We’re thickening the jam naturally using sugar and cooking time, and so it’s important to start checking for the “gel point” after you notice that the mixture has started to reduce and thicken. To test the gel point, take a small plate from the freezer and use a small spoon to put a dollop of jam at the center of the plate. Return the plate to the freezer for a minute. (This process mimics what the jam will be like at room temperature.) Retrieve the plate from the freezer and hold the plate up to allow the jam mixture to run down the plate. The jam is ”set” when it stays in a clump as it runs down the plate.
Once the jam is set, move the pot off the burner and to the side. If you are adding cinnamon, add the cinnamon (a teaspoon at a time, to taste) and stir the jam thoroughly to combine. Ideally, the jam will taste of sweet plums with a warm, cinnamon-y aftertaste. Heavenly!
Fill the hot water canner with enough water to cover the jars by a couple inches and bring it to a boil.
Ladle the hot jam into jars, leaving a 1/4 inch of head space. Wipe the rims of the jars clean (this is essential to ensure a complete seal) and put the lids on the jars. Screw the lids until fingertip tight — just until you feel resistance and the jar tries to turn on its own. Do not over tighten the lids.

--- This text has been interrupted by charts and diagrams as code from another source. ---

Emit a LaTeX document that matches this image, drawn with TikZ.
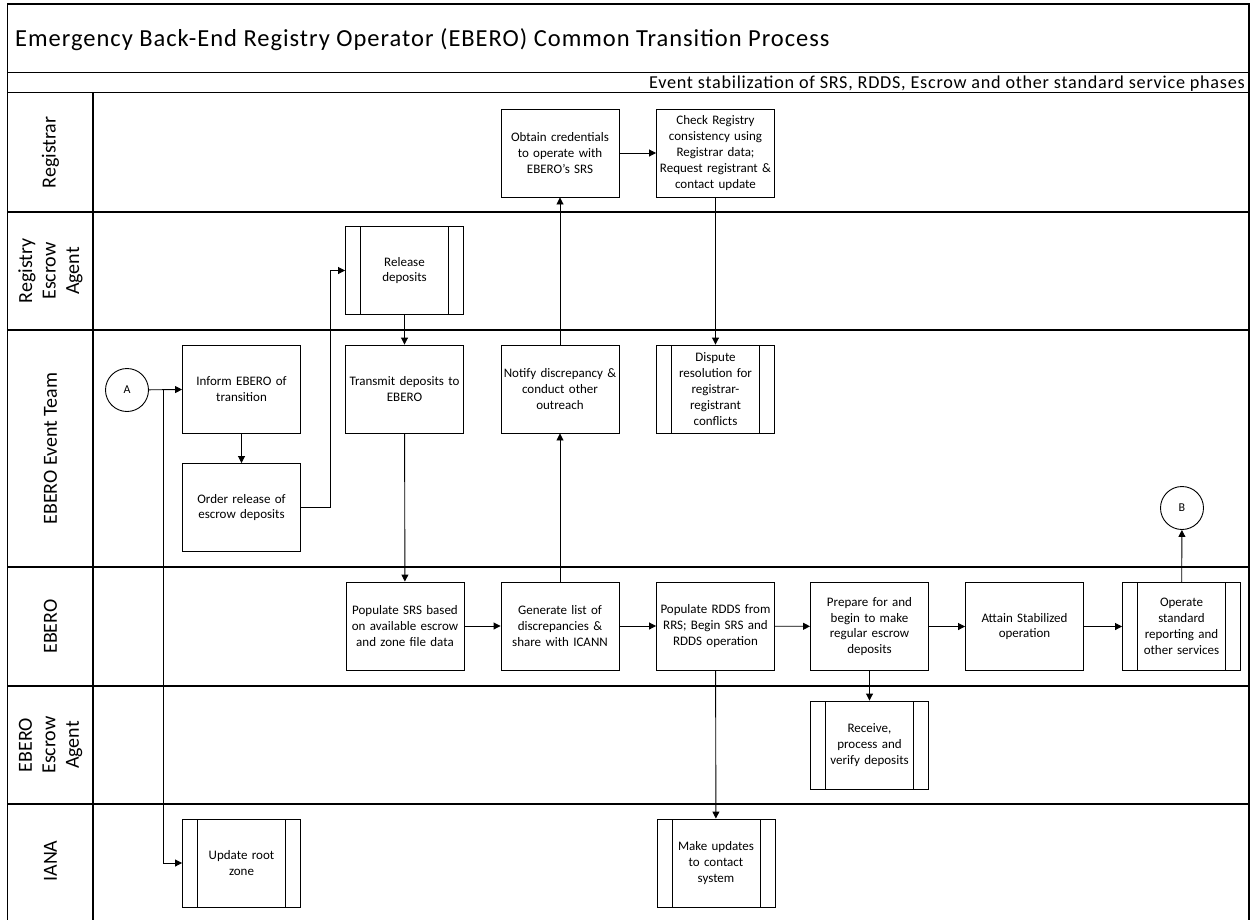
\documentclass[tikz,border=0pt]{standalone}
\usepackage{fontspec}
\setmainfont{Carlito}
\newfontfamily\titlefont[LetterSpace=4]{Carlito}
\newfontfamily\phasefont[LetterSpace=4]{Carlito}
\usetikzlibrary{arrows.meta}
\begin{document}
\begin{tikzpicture}[x=1pt,y=-1pt,
  lane/.style={line width=1.3pt},
  proc/.style={draw, line width=0.9pt, minimum width=118pt, minimum height=88pt, text width=118pt, align=center, font=\fontsize{13}{15.8}\selectfont, inner sep=0pt},
  predef/.style={proc, path picture={
     \draw[line width=0.9pt] ([xshift=15pt]path picture bounding box.north west) -- ([xshift=15pt]path picture bounding box.south west);
     \draw[line width=0.9pt] ([xshift=-15pt]path picture bounding box.north east) -- ([xshift=-15pt]path picture bounding box.south east);}},
  conn/.style={draw, circle, line width=0.9pt, minimum size=43pt, inner sep=0pt, font=\fontsize{12}{14}\selectfont},
  flow/.style={line width=0.9pt, -{Triangle[length=7pt,width=7pt]}},
  lanelabel/.style={rotate=90, align=center, font=\fontsize{20}{23.5}\selectfont},
]
\useasboundingbox (0,0) rectangle (1251,919);
% frame
\draw[lane] (7.5,922) -- (7.5,4) -- (1249,4) -- (1249,922);
\draw[lane] (7.5,72.5) -- (1249,72.5);
\draw[lane] (7.5,92.5) -- (1249,92.5);
\foreach \yy in {212,330,567,686,804} \draw[lane] (7.5,\yy) -- (1249,\yy);
\draw[lane] (93,92.5) -- (93,922);
\node[anchor=base west, inner sep=0pt, font=\titlefont\fontsize{24.5}{26}\selectfont] (title) at (15,46) {Emergency Back-End Registry Operator (EBERO) Common Transition Process};
\node[anchor=base east, inner sep=0pt, font=\phasefont\fontsize{18.2}{20}\selectfont] (phase) at (1245,88) {Event stabilization of SRS, RDDS, Escrow and other standard service phases};
% lane labels
\node[lanelabel] (l1) at (50.5,152.5) {Registrar};
\node[lanelabel] (l2) at (50.5,271) {Registry\\Escrow\\Agent};
\node[lanelabel] (l3) at (50.5,448.5) {EBERO Event Team};
\node[lanelabel] (l4) at (50.5,626.5) {EBERO};
\node[lanelabel] (l5) at (50.5,745) {EBERO\\Escrow\\Agent};
\node[lanelabel] (l6) at (50.5,861) {IANA};
% nodes
\node[conn] (A) at (127,390) {A};
\node[conn] (B) at (1182,508) {B};
\node[proc] (inform) at (241.5,389) {Inform EBERO of\\transition};
\node[proc] (order) at (241.5,507.5) {Order release of\\escrow deposits};
\node[predef] (release) at (404.5,270.5) {Release\\deposits};
\node[proc] (transmit) at (404.5,389) {Transmit deposits to\\EBERO};
\node[proc] (popsrs) at (405,626) {Populate SRS based\\on available escrow\\and zone file data};
\node[proc] (generate) at (560,626) {Generate list of\\discrepancies \&\\share with ICANN};
\node[proc] (poprdds) at (715.5,626) {Populate RDDS from\\RRS; Begin SRS and\\RDDS operation};
\node[proc] (prepare) at (869.5,626.5) {Prepare for and\\begin to make\\regular escrow\\deposits};
\node[proc] (attain) at (1024.5,626.5) {Attain Stabilized\\operation};
\node[predef] (operate) at (1181.5,626.5) {Operate\\standard\\reporting and\\other services};
\node[proc] (obtain) at (560,153) {Obtain credentials\\to operate with\\EBERO’s SRS};
\node[proc] (check) at (715.5,153) {Check Registry\\consistency using\\Registrar data;\\Request registrant \&\\contact update};
\node[proc] (notify) at (560,389) {Notify discrepancy \&\\conduct other\\outreach};
\node[predef] (dispute) at (715.5,389) {Dispute\\resolution for\\registrar-\\registrant\\conflicts};
\node[predef] (receive) at (869.5,745) {Receive,\\process and\\verify deposits};
\node[predef] (makeupd) at (716,863) {Make updates\\to contact\\system};
\node[predef] (rootzone) at (241.5,863) {Update root\\zone};
% connectors
\coordinate (jA) at (163,390);
\draw[flow] (A) -- (inform);
\draw[flow] (jA) |- (rootzone.west);
\draw[flow] (inform) -- (order);
\draw[flow] (order.east) -- (330,507.5) |- (release.west);
\draw[flow] (release) -- (transmit);
\draw[flow] (transmit) -- (popsrs);
\draw[flow] (popsrs) -- (generate);
\draw[flow] (generate) -- (notify);
\draw[flow] (notify) -- (obtain);
\draw[flow] (obtain) -- (check);
\draw[flow] (check) -- (dispute);
\draw[flow] (generate) -- (poprdds);
\draw[flow] (poprdds) -- (makeupd);
\draw[flow] (poprdds) -- (prepare);
\draw[flow] (prepare) -- (receive);
\draw[flow] (prepare) -- (attain);
\draw[flow] (attain) -- (operate);
\draw[flow] (operate) -- (B);
\end{tikzpicture}
\end{document}
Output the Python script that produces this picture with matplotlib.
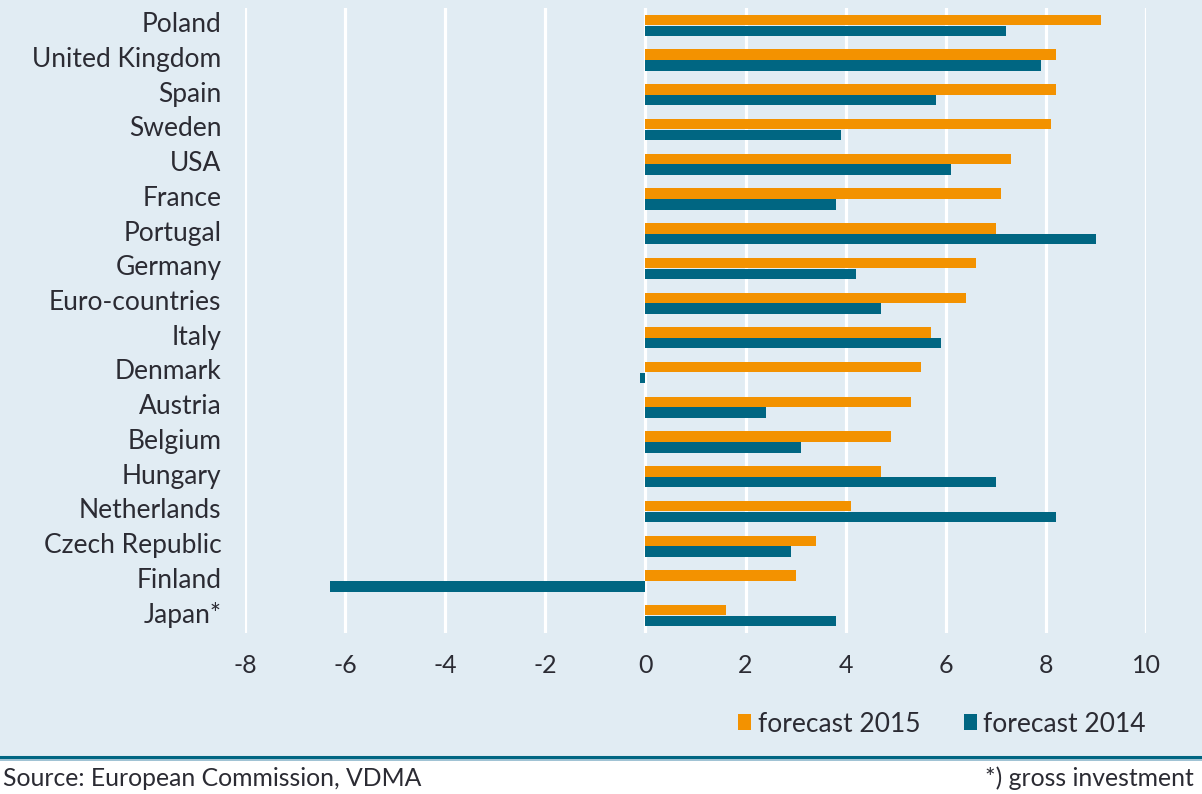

Put the jars in the canning rack and, while wearing gloves, carefully lower the rack of jars into the boiling water. Process the jars in the hot water bath for 5 minutes. Then, while wearing gloves, carefully lift the canning rack out of the boiling water and remove the jars to a cutting board to cool. Tighten the lids slightly – just an 1/8 or 1/4 of a turn — because over-tightening could prevent a complete seal from forming.
Check the lids after a few minutes. The “button” part of the lid should be drawn inward so that the lid is flat. If any of the jars failed to seal, simply re-process them in the boiling water for a few more minutes.
Once the jars are cool enough to touch, use a Sharpie to label the lid of the jar with the contents and date.
Remember: jam is not just for breakfast! I think this jam would be delicious with roasted duck breast. I will give that a try this fall or winter and post the results!